With the new legal solutions, two new bodies will be formed, the National Security Agency, which will emerge from the current Security and Counter-Intelligence Directorate and will be separate from the Ministry of Interior and without police powers, and the Council for Coordination with the Security Intelligence Community, led by the Prime Minister.
A strong mechanism for supervision and control, very strict criteria for recruitment, deprivation of police powers and separation of the current UBK into a separate government agency are the main features of the reform, emphasized the Ministry of Interior at today’s press briefing.
“With the control and responsibility that is predicted, no government agency will be able to abuse their office and monitor communications, unless proven to be necessary”, Spasovski said categorically.

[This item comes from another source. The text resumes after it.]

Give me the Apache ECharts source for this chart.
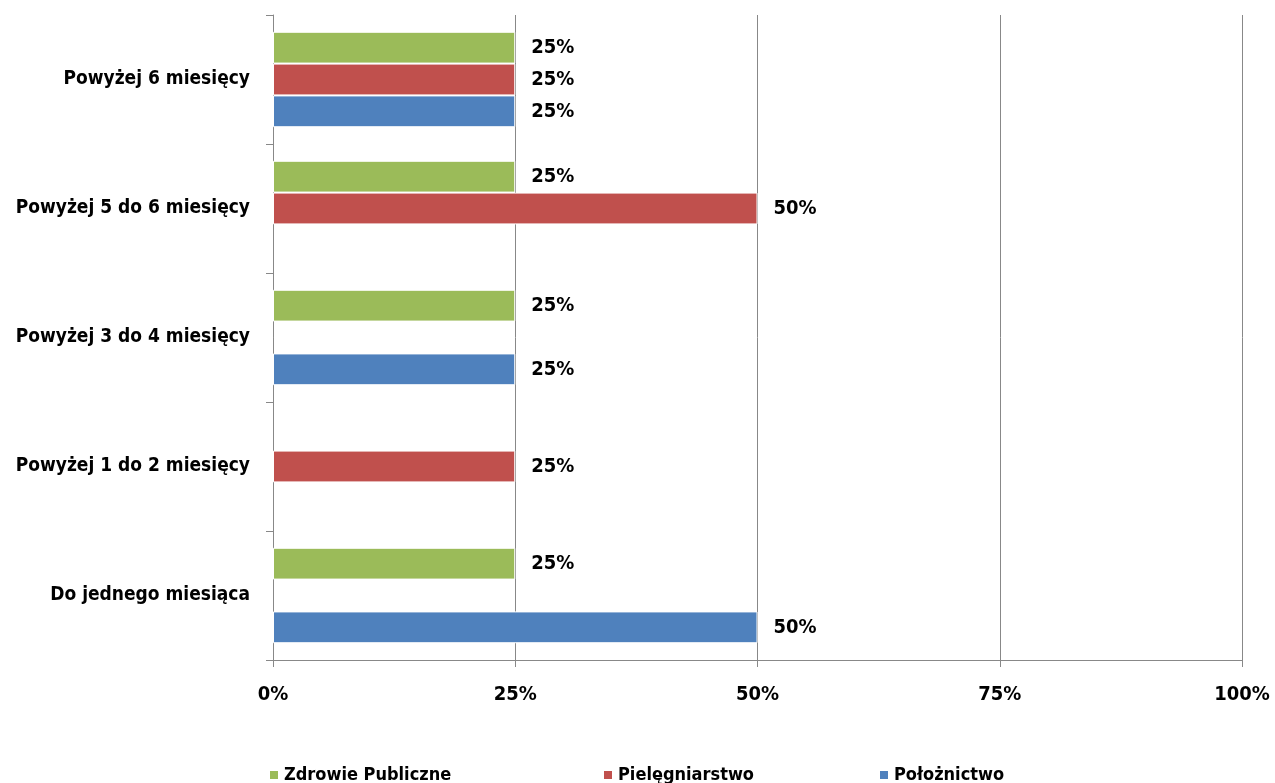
<!DOCTYPE html>
<html>
<head>
<meta charset="utf-8">
<script src="https://cdn.jsdelivr.net/npm/echarts@6/dist/echarts.min.js"></script>
<style>
  html, body { margin: 0; padding: 0; background: #fff; }
  #chart { width: 1275px; height: 783px; }
</style>
</head>
<body>
<div id="chart"></div>
<script>
const categories = [
  'Do jednego miesiąca',
  'Powyżej 1 do 2 miesięcy',
  'Powyżej 3 do 4 miesięcy',
  'Powyżej 5 do 6 miesięcy',
  'Powyżej 6 miesięcy'
];
const polozníctwoName = 'Położnictwo';
const pielegniarstwoName = 'Pielęgniarstwo';
const zdrowieName = 'Zdrowie Publiczne';

const polozníctwo = [50, null, 25, null, 25];
const pielegniarstwo = [null, 25, null, 50, 25];
const zdrowie = [25, null, 25, 25, 25];

const xTicks = [0, 25, 50, 75, 100];

const font = '"Liberation Sans Narrow", "DejaVu Sans Condensed", sans-serif';

const chart = echarts.init(document.getElementById('chart'));

function barSeries(name, data, color) {
  return {
    name: name,
    type: 'bar',
    data: data,
    barGap: '0%',
    barCategoryGap: '26%',
    itemStyle: { color: color, borderColor: '#fff', borderWidth: 1 },
    label: {
      show: true,
      position: 'right',
      distance: 16,
      formatter: '{c}%',
      color: '#000',
      fontFamily: font,
      fontWeight: 'bold',
      fontSize: 20
    }
  };
}

function legendAt(name, left) {
  return {
    data: [name],
    left: left,
    top: 761,
    itemWidth: 10,
    itemHeight: 10,
    itemGap: 4,
    icon: 'rect',
    textStyle: { color: '#000', fontFamily: font, fontWeight: 'bold', fontSize: 18 }
  };
}

chart.setOption({
  animation: false,
  grid: { left: 273, right: 33, top: 15, bottom: 123, containLabel: false },
  legend: [
    legendAt(zdrowieName, 263),
    legendAt(pielegniarstwoName, 597),
    legendAt(polozníctwoName, 873)
  ],
  xAxis: {
    type: 'value',
    min: xTicks[0],
    max: xTicks[xTicks.length - 1],
    interval: 25,
    axisLine: { show: true, lineStyle: { color: '#888', width: 1 } },
    axisTick: { show: true, length: 7, lineStyle: { color: '#888' } },
    splitLine: { show: true, lineStyle: { color: '#888', width: 1 } },
    axisLabel: {
      formatter: '{value}%',
      margin: 25,
      color: '#000',
      fontFamily: font,
      fontWeight: 'bold',
      fontSize: 20
    }
  },
  yAxis: {
    type: 'category',
    data: categories,
    axisLine: { show: true, lineStyle: { color: '#888', width: 1 } },
    axisTick: { show: true, length: 7, inside: false, lineStyle: { color: '#888' } },
    axisLabel: {
      margin: 23,
      color: '#000',
      fontFamily: font,
      fontWeight: 'bold',
      fontSize: 19
    }
  },
  series: [
    barSeries(zdrowieName, zdrowie, '#9BBB59'),
    barSeries(pielegniarstwoName, pielegniarstwo, '#C0504D'),
    barSeries(polozníctwoName, polozníctwo, '#4F81BD')
  ]
});

window.addEventListener('resize', () => chart.resize());
</script>
</body>
</html>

With the reform, parliamentary oversight and control carried out by parent parliamentary committees will be strengthened with experts, and the Public Prosecutor and the Civil Monitoring Council will have control over these services.
However, citizens will also have an insight into the work of the new National Security Agency. Every citizen will have the right to ask the new National Security Agency for data that they may have collected on them.